Che dire di Maestro, l’ultima faticaccia di Bradley Cooper, prodotta da Scorsese e Spielberg? Il biopic di Leonard Bernstein e di sua moglie Felicia Montalegre è coinvolgente, ben costruito, sopra le righe esattamente quanto lo era Bernstein stesso, (quasi) mai noioso soprattutto se si è appassionati di musica / di musical.
Ovviamente all’inizio ci si fa subito distrarre dal naso di Bradley Cooper che ruba la scena un po’ come i denti di Rami Malek in Bohemian Rhapsody (il paragone è solo sulla protesi perché per il resto non vorrei confrontare la merda con il risotto).

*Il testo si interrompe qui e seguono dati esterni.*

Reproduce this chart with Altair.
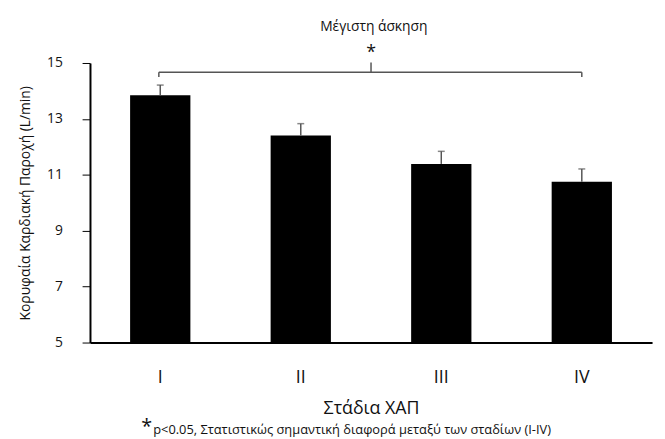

Poi però entra in scena Carey Mulligan nel ruolo di Felicia – oserei dire per la Mulligan il ruolo della vita, lei è bravissima – e il film da biopic diventa la storia di un matrimonio e di una famiglia in cui il padre ingombrante dalla doppia personalità estroversa (direttore) e introversa (compositore) è anche bisessuale, e con la benedizione della moglie sta anche con il clarinettista interpretato da Matt Bomer e con altri uomini.
È tutta una ridda selvaggia di formati diversi, colore e bianco e nero, illuminazioni geniali, stacchi di montaggio furbissimi che portano avanti la narrazione in modi inaspettati e insomma, bello.
Vorrei dire ho pianto tanto ma ho pianto solo in un punto.